Tuesday, July 26, 2011
Oliver production notesPosted by Brian Cartwright
First off, I made a necessary correction in the in-season projection of fielding runs. Quite simply, the previous code was not correctly designed and was giving an incorrectly weighted sum of the past four seasons.
The intention was to apply the same weighting system that is used for the in-season batting and pitching projections, but the complication is that each season's fielding runs is a sum of several skills which are calculated independently, and each player can play several different positions each season.
With batters and pitchers, it's easy to just look at the projection and know if it's out of line with the seasonal major league equivalencies used to generate the projection, but not so with the defense. The weighting formula has been corrected, but I also calculated the regressed "true talent" fielding runs per 162 games for each player at each position. The fielding runs projection is then a weighted mean of the positions the players has played this season.
For major league players, this will soon use the THT team depth charts as input for expected playing time at each position. For example, Steve Pearce of the Pirates is +5/162 at first base, -1/162 at third, but -16/162 in right field. If Pearce is expected to play 20 games at first, 10 games at third and five games in right the rest of the season, his fielding runs projection would be (5*20-1*10-16*5)/162 = +10/162 = +0.1 runs. If Pearce is expected to spend 100 percent of his time at first, then it would be (5*35)/162 = +175/162 = +1.1 runs.

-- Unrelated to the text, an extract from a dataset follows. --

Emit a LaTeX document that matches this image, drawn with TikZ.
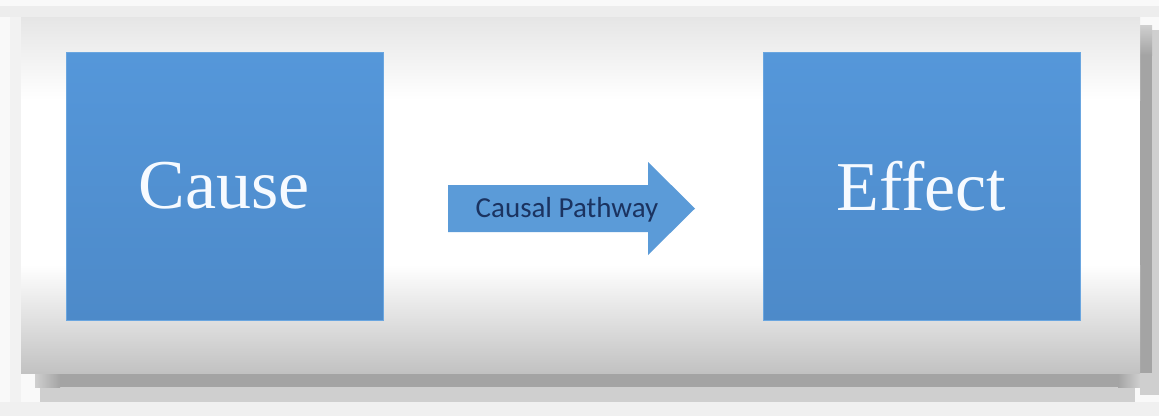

The second major item is the new version of Baseball on a Stick (BBOS), a Python language application developed by Kyle Willkomm (available at SourceForge) that I use to collect the Gameday data that is a major portion of the Oliver projections. Some of the upgrades are bookkeeping in nature, but are important to maintaining the integrity and completeness of the database. I am now able to check the final game status in order to detect suspended games (which will continue to be downloaded until finalized) and games that were downloaded while in progress (which will be deleted and downloaded again the next time).
Another important data addition is the explicit tracking of base runner advancement, which will allow me to rate players on their base running as well as outfielders on their throwing.
Japanese stats are now "live" in that in a manner similar to BBOS, new scripts I have written allow me to load on demand standings, rosters, batting and pitching from the NPB website. Soon I'll also be able to access box scores, which contain additional information not available on their batting and pitching pages.
I also recently improved my database code, which incrementally updates the tables that Oliver uses as input. The three major steps are to first download data from the web, second rearrange that data into efficient formats and compile situational stats, then finally conduct the analysis that results in Oliver.
In that second step, with seven seasons and more than 100,000 games, building many of these tables (games, hits, pitches, events, batting/pitching by park, batting/pitching vs. hand, etc) from scratch takes too long, but it can be a tricky process to efficiently and accurately load new data into these tables. I also needed to be able to delete, download again and accurately update games in which MLB announced scoring changes. The greatly improved stability of this step will allow more of the process to be automated (I won't have to sit here and watch for errors) and that might allow us to in the future update the website more often than weekly.
I would like to take opportunity to thank those who have helped me with software development over the past couple years. I've mentioned Kyle Willkomm, developer of BBOS, with assistance from Russell Goldstein, who've put up with my many feature requests for more than two years. Now I know quite a bit of MySQL database programming, but fellow BBOS user Colin Wyers offered valuable assistance when I was a newbie. I'm fairly good at the basics of the Excel spreadsheet, but Richard Bergstrom has been very kind to offer his help coding macros which allow automating the process of having Excel download data from web pages. And I've slowly been learning how to code in Python, having written from scratch the scripts that get the Japanese stats, but I greatly appreciate the assistance and patience with me of Wells Oliver, now developer of Baseball Systems for the Padres, whose set of py_mlb I use to get rosters, transactions and player biographical information from mlb.com.